### [Given problem]
Your copy should be exact, beginning at the line containing "Generate a Python" and ending at the line containing "star_y = [18.9, 18.9, 29.65]", with both lines kept and every picture dropped.

[Rows from a dataset of charts and code]
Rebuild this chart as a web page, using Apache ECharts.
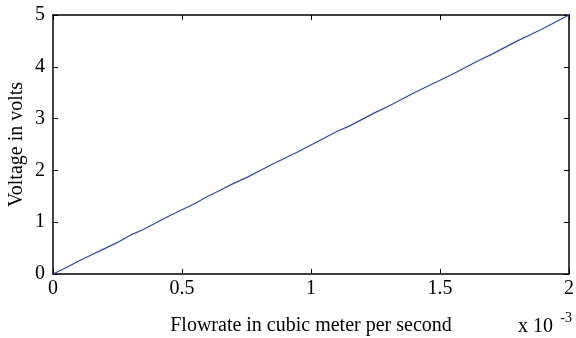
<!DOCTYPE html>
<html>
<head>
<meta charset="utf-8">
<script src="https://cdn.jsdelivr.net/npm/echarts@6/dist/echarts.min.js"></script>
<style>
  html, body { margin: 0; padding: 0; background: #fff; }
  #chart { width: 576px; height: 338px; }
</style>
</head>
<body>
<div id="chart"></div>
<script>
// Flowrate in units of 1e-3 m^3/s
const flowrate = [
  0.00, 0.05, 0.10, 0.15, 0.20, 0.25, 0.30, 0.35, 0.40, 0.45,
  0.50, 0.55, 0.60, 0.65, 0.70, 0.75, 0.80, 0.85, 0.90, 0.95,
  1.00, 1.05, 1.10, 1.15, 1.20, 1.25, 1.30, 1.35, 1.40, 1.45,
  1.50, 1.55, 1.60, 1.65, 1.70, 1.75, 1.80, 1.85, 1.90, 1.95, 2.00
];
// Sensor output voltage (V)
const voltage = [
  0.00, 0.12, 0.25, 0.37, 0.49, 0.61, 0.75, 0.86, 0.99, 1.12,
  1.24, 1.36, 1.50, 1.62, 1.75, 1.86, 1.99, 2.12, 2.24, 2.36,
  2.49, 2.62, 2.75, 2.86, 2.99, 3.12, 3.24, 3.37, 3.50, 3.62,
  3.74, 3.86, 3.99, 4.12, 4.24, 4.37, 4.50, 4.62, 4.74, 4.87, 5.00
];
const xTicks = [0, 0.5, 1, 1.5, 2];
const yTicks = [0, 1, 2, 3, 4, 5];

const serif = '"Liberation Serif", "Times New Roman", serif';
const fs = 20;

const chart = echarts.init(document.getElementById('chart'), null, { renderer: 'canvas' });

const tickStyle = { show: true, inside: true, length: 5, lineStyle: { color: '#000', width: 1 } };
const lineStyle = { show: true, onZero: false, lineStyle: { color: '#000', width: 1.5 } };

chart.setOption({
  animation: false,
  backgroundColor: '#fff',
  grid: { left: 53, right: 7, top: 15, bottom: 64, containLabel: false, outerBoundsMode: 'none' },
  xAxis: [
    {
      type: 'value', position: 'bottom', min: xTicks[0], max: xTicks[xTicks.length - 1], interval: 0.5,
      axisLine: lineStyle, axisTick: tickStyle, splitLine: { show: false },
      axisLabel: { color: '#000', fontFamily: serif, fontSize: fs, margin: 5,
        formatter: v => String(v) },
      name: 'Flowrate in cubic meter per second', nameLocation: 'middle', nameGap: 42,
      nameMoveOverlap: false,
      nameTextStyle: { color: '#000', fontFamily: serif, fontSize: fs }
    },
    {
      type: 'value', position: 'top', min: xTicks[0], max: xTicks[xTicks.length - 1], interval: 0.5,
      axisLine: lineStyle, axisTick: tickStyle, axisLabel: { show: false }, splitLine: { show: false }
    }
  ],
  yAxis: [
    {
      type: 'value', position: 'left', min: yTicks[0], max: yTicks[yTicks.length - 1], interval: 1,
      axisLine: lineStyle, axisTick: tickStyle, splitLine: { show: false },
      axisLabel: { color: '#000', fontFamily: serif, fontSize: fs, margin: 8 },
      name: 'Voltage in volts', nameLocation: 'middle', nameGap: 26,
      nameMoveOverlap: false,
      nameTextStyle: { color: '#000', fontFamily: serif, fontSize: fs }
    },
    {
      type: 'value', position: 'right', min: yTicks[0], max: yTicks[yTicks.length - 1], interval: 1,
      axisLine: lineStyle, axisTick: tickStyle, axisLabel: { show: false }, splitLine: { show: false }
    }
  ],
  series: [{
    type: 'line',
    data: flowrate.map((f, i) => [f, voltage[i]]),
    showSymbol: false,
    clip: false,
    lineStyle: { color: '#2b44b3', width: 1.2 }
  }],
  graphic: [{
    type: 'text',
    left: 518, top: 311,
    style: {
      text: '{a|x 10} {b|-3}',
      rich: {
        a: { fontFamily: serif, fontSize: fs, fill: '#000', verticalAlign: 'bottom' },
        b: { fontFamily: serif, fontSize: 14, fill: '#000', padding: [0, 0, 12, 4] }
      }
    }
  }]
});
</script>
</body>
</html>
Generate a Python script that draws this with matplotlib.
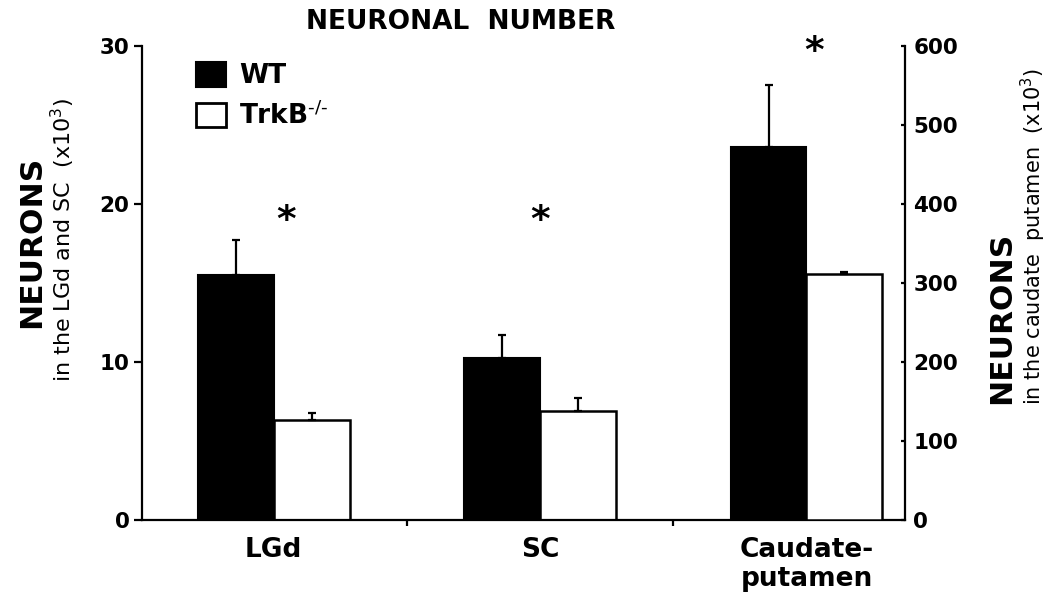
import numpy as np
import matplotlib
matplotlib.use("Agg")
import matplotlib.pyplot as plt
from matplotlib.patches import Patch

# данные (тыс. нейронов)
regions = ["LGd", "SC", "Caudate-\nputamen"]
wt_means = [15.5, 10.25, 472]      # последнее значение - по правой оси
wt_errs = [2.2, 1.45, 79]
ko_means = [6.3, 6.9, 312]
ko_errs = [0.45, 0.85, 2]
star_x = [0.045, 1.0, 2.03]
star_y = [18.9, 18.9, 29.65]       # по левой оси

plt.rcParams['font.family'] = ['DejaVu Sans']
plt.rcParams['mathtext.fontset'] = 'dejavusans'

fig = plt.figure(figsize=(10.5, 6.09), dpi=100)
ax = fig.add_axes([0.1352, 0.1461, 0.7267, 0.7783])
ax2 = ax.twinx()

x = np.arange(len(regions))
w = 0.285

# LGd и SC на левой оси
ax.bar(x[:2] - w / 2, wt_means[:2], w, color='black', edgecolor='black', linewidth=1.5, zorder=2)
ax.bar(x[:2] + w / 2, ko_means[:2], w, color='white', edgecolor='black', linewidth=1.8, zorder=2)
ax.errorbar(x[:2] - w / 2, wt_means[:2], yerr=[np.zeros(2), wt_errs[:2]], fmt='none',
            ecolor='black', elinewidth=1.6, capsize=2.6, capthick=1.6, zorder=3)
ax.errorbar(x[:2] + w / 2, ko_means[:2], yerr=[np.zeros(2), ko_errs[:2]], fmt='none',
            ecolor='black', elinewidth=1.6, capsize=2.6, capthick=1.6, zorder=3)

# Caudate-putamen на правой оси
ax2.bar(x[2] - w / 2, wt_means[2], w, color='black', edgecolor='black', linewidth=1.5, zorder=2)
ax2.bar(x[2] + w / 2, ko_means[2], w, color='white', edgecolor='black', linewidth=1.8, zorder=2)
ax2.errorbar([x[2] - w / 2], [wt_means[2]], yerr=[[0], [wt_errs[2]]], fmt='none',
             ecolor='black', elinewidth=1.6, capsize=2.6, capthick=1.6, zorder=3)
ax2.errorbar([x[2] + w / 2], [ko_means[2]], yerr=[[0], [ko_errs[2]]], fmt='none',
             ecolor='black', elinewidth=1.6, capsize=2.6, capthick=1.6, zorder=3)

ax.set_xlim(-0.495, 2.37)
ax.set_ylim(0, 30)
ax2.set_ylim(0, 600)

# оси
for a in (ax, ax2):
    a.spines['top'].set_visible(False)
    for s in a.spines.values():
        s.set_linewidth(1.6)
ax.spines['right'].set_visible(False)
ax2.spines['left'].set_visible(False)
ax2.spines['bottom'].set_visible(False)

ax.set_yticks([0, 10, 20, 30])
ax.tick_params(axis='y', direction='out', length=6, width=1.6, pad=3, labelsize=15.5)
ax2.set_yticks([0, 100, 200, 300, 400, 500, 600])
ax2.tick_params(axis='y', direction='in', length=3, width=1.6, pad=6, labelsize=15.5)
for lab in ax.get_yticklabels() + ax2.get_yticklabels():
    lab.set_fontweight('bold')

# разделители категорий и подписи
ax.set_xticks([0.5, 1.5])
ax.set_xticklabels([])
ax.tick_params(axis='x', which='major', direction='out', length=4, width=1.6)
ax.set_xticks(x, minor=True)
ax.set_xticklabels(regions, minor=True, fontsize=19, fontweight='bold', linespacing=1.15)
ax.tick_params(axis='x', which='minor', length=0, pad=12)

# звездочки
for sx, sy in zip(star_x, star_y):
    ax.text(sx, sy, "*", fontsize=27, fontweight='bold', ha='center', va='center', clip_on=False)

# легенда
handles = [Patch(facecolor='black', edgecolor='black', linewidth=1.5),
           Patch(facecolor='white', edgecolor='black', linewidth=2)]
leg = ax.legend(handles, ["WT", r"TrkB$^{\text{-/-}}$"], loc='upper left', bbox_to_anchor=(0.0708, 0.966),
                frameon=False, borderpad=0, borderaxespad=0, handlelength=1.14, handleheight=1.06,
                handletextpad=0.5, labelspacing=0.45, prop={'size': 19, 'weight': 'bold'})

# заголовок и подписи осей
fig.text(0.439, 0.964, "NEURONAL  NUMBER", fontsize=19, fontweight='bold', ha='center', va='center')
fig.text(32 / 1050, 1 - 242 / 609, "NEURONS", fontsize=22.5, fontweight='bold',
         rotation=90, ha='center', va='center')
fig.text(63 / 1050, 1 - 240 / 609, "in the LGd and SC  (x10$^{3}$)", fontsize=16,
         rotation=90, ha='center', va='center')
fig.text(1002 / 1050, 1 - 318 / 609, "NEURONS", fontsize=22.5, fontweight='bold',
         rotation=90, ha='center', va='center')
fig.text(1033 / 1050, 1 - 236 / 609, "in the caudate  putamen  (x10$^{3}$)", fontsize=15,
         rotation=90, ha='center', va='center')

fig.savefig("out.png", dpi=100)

### [Result]
Generate a Python script that draws this with matplotlib.
import numpy as np
import matplotlib
matplotlib.use("Agg")
import matplotlib.pyplot as plt
from matplotlib.patches import Patch

# данные (тыс. нейронов)
regions = ["LGd", "SC", "Caudate-\nputamen"]
wt_means = [15.5, 10.25, 472]      # последнее значение - по правой оси
wt_errs = [2.2, 1.45, 79]
ko_means = [6.3, 6.9, 312]
ko_errs = [0.45, 0.85, 2]
star_x = [0.045, 1.0, 2.03]
star_y = [18.9, 18.9, 29.65]       # по левой оси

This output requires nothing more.